Se trata de construir una verdadera democracia, digamos, firmando un pacto con el pueblo; lo que ocurre es que para que ese pacto sea efectivo tiene que darse en una comunidad en la cual la gran mayoría goce de recursos económicos suficientes y alcance un nivel de educación aceptable; solo en una comunidad con estas características es posible construir un auténtico poder del pueblo, que permitirá un ejercicio transparente del poder. Solamente en esas circunstancias podremos suponer a la mayoría de los ciudadanos buenos y capaces de comprender y cumplir la ley de oro de la democracia: el camino hacia mi bien particular pasa a través del logro del bien común. En estas favorables condiciones podrá generarse la Voluntad General y asumir su condición de ley suprema del quehacer político; entonces la democracia no será una utopía, sino algo real, en tanto que poder del pueblo. Desgraciadamente, lo que ocurre es que en la historia de la humanidad lo que hemos tenido en abundancia es poder de uno, ungido por el Cielo o las armas, poder de los pocos asentado en la riqueza, y en casos muy raros, poder de la mayoría que goce de educación y bienestar económico.

Sin poder nada es realizable en política; por eso, para responder adecuadamente a la pregunta de si cabe hablar de una política democrática en Costa Rica, tenemos que comenzar por hacer un análisis realista de las circunstancias en que se ejerce el poder en nuestra comunidad. Internamente, lo primero que encontramos son serios obstáculos relacionados con carencias en educación e inadecuada distribución de lo que la nación produce. Es bien conocido que sin gozar de una razonable base material es muy difícil para la mayoría de los ciudadanos adquirir el mínimo de educación necesario para poder gobernarse a sí mismos; además, recordemos que la conquista de la libertad individual es condición indispensable para que el pueblo pueda gobernarse a sí mismo, para que se dé la democracia.

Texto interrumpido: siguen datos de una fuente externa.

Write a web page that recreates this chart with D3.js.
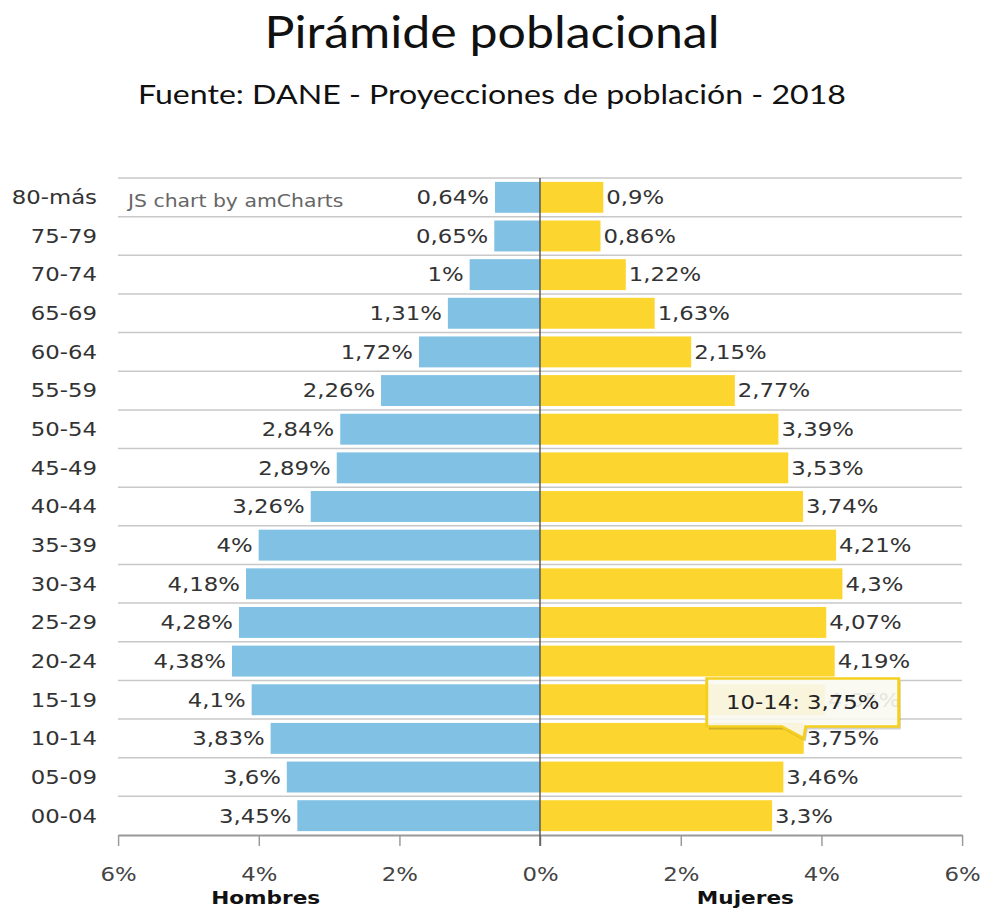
<!DOCTYPE html>
<html>
<head>
<meta charset="utf-8">
<script src="https://cdn.jsdelivr.net/npm/d3@7"></script>
<style>
  html, body { margin: 0; padding: 0; background: #fff; }
  svg { display: block; }
</style>
</head>
<body>
<svg id="chart"></svg>
<script>
// Age groups, top to bottom
const categories = ["80-más","75-79","70-74","65-69","60-64","55-59","50-54","45-49","40-44","35-39","30-34","25-29","20-24","15-19","10-14","05-09","00-04"];
// Share of total population (%) by sex
const hombres = [0.64,0.65,1,1.31,1.72,2.26,2.84,2.89,3.26,4,4.18,4.28,4.38,4.1,3.83,3.6,3.45];
const mujeres = [0.9,0.86,1.22,1.63,2.15,2.77,3.39,3.53,3.74,4.21,4.3,4.07,4.19,4.05,3.75,3.46,3.3];
const xTicks = [-6,-4,-2,0,2,4,6];
const seriesNames = ["Hombres","Mujeres"];
const title = "Pirámide poblacional";
const subtitle = "Fuente: DANE - Proyecciones de población - 2018";
const credit = "JS chart by amCharts";
const hovered = { category: "10-14", serie: 1 };

const W = 984, H = 911;
const SX = 1.2;                 // horizontal stretch of the drawing
const VW = W / SX;
const vx = px => px / SX;       // page pixels -> view units

const svg = d3.select("#chart")
  .attr("width", W).attr("height", H)
  .attr("viewBox", `0 0 ${VW} ${H}`)
  .attr("preserveAspectRatio", "none");

const labelFont = "'DejaVu Sans', Verdana, sans-serif";

const x = d3.scaleLinear().domain([-6, 6]).range([vx(118), vx(962)]);
const y = d3.scaleBand().domain(categories).range([178, 835])
  .paddingInner(0.2).paddingOuter(0.1);

const fmt = v => String(v).replace(".", ",") + "%";

// Titles
const t1 = svg.append("text").attr("x", VW / 2).attr("y", 48)
  .attr("text-anchor", "middle")
  .style("font-family", "Lato, 'Noto Sans', sans-serif")
  .style("font-size", "44px").style("fill", "#111").text(title);
t1.attr("textLength", vx(455)).attr("lengthAdjust", "spacingAndGlyphs");
const t2 = svg.append("text").attr("x", VW / 2).attr("y", 104)
  .attr("text-anchor", "middle")
  .style("font-family", "Lato, 'Noto Sans', sans-serif")
  .style("font-size", "26px").style("fill", "#111").text(subtitle);
t2.attr("textLength", vx(708)).attr("lengthAdjust", "spacingAndGlyphs");

// Horizontal grid lines at row boundaries
const step = y.step();
const bounds = categories.map(c => y(c) - y.paddingInner() * step / 2);
svg.append("g").selectAll("line").data(bounds).join("line")
  .attr("x1", x(-6)).attr("x2", x(6))
  .attr("y1", d => d).attr("y2", d => d)
  .attr("stroke", "#c8c8c8").attr("stroke-width", 1.5);

// Credit
svg.append("text").attr("x", vx(128)).attr("y", 207)
  .style("font-family", labelFont).style("font-size", "17px")
  .style("fill", "#666").text(credit);

// Bars
const rows = categories.map((c, i) => ({ c, h: hombres[i], m: mujeres[i] }));
svg.append("g").selectAll("rect").data(rows).join("rect")
  .attr("x", d => x(-d.h)).attr("width", d => x(0) - x(-d.h))
  .attr("y", d => y(d.c)).attr("height", y.bandwidth())
  .attr("fill", "#80c1e4");
svg.append("g").selectAll("rect").data(rows).join("rect")
  .attr("x", x(0)).attr("width", d => x(d.m) - x(0))
  .attr("y", d => y(d.c)).attr("height", y.bandwidth())
  .attr("fill", "#fcd62e");

// Value labels
svg.append("g").selectAll("text").data(rows).join("text")
  .attr("x", d => x(-d.h) - vx(6)).attr("y", d => y(d.c) + y.bandwidth() / 2)
  .attr("dy", "0.36em").attr("text-anchor", "end")
  .style("font-family", labelFont).style("font-size", "19px").style("fill", "#333")
  .text(d => fmt(d.h));
svg.append("g").selectAll("text").data(rows).join("text")
  .attr("x", d => x(d.m) + vx(3)).attr("y", d => y(d.c) + y.bandwidth() / 2)
  .attr("dy", "0.36em").attr("text-anchor", "start")
  .style("font-family", labelFont).style("font-size", "19px").style("fill", "#333")
  .text(d => fmt(d.m));

// Category labels
svg.append("g").selectAll("text").data(categories).join("text")
  .attr("x", vx(97)).attr("y", d => y(d) + y.bandwidth() / 2)
  .attr("dy", "0.36em").attr("text-anchor", "end")
  .style("font-family", labelFont).style("font-size", "19px").style("fill", "#333")
  .text(d => d);

// Bottom axis
const axis = svg.append("g").attr("transform", "translate(0,835)")
  .call(d3.axisBottom(x).tickValues(xTicks).tickSize(11).tickSizeOuter(0).tickPadding(22)
    .tickFormat(d => Math.abs(d) + "%"));
axis.select(".domain").attr("stroke", "#999").attr("stroke-width", 2);
axis.selectAll(".tick line").attr("stroke", "#999").attr("stroke-width", 1.2);
axis.selectAll(".tick text")
  .style("font-family", labelFont).style("font-size", "19px").style("fill", "#444");

// Zero line
svg.append("line").attr("x1", x(0)).attr("x2", x(0))
  .attr("y1", 178).attr("y2", 846)
  .attr("stroke", "#555").attr("stroke-width", 1.2);

// Series titles under the axis
svg.append("text").attr("x", x(-3.9)).attr("y", 904).attr("text-anchor", "middle")
  .style("font-family", labelFont).style("font-size", "18px").style("font-weight", "bold")
  .style("fill", "#111").text(seriesNames[0]);
svg.append("text").attr("x", x(2.92)).attr("y", 904).attr("text-anchor", "middle")
  .style("font-family", labelFont).style("font-size", "18px").style("font-weight", "bold")
  .style("fill", "#111").text(seriesNames[1]);

// Balloon for the hovered bar
const hi = categories.indexOf(hovered.category);
const hv = (hovered.serie === 1 ? mujeres : hombres)[hi];
const tipX = x(hv), tipY = y(hovered.category) + y.bandwidth() / 2;
const bl = tipX - vx(97), br = tipX + vx(95), bt = tipY - 60, bb = tipY - 12;
const balloonPath = `M${bl},${bt} L${br},${bt} L${br},${bb} L${tipX + vx(2)},${bb} L${tipX},${tipY} L${tipX - vx(22)},${bb} L${bl},${bb} Z`;
const balloon = svg.append("g");
balloon.append("path").attr("d", balloonPath)
  .attr("transform", `translate(${vx(2)},3)`)
  .attr("fill", "#000").attr("opacity", 0.18);
balloon.append("path").attr("d", balloonPath)
  .attr("fill", "#fffef6").attr("fill-opacity", 0.88)
  .attr("stroke", "#f4cf1f").attr("stroke-width", 2.5);
balloon.append("text").attr("x", (bl + br) / 2).attr("y", (bt + bb) / 2)
  .attr("dy", "0.36em").attr("text-anchor", "middle")
  .style("font-family", labelFont).style("font-size", "19px").style("fill", "#222")
  .text(`${hovered.category}: ${fmt(hv)}`);
</script>
</body>
</html>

Existen también obstáculos externos para la formación de un poder soberano que le permita al pueblo costarricense ejercer la democracia. Tienen que ver con los poderosos procesos de globalización que cada día recorren con más fuerza el planeta y que han llevado a la humanidad a organizarse en bloques regionales, capaces de generar una nueva soberanía supranacional, mucho más viable para el mundo del siglo XXI, que la antigua soberanía asentada en el anacrónico Estado moderno. Europa es el ejemplo más avanzado, pero no le andan muy lejos los países asiáticos, aglutinados en torno a Japón y China; en América, Canadá, Estados Unidos y México están haciendo lo suyo para unirse y de paso unirnos o absorbernos. Finalmente cabe preguntarse: ¿Cuál es esa fuerza indetenible que impulsa la paz en el Medio Oriente, por encima de odios ancestrales de judíos y árabes, si no la imperiosa necesidad de construir un poder más amplio que el que puedan generar por separado los pueblos de Israel, Egipto, Libia, Siria, Arabia Saudita, Estado Palestino, etc.? El Medio Oriente requiere de una soberanía más amplia, para tener la significación que merece en escala planetaria en el siglo XXI.

En este mundo intensamente globalizado de hoy, es poca cosa lo que podemos hacer desde un miniestado como el costarricense. Por eso, para ser consecuentes con las características del mundo de hoy, tenemos que proponernos seriamente constituir un gran bloque regional en el Gran Caribe, integrado por México, Centroamérica, Venezuela, más Cuba y todas las otras islas de las Antillas. Solo formando parte de una unidad de estas dimensiones, podremos generar una nueva forma de soberanía suficientemente poderosa como para participar dignamente en el inevitable gobierno mundial que regirá los destinos de la humanidad en el siglo XXI.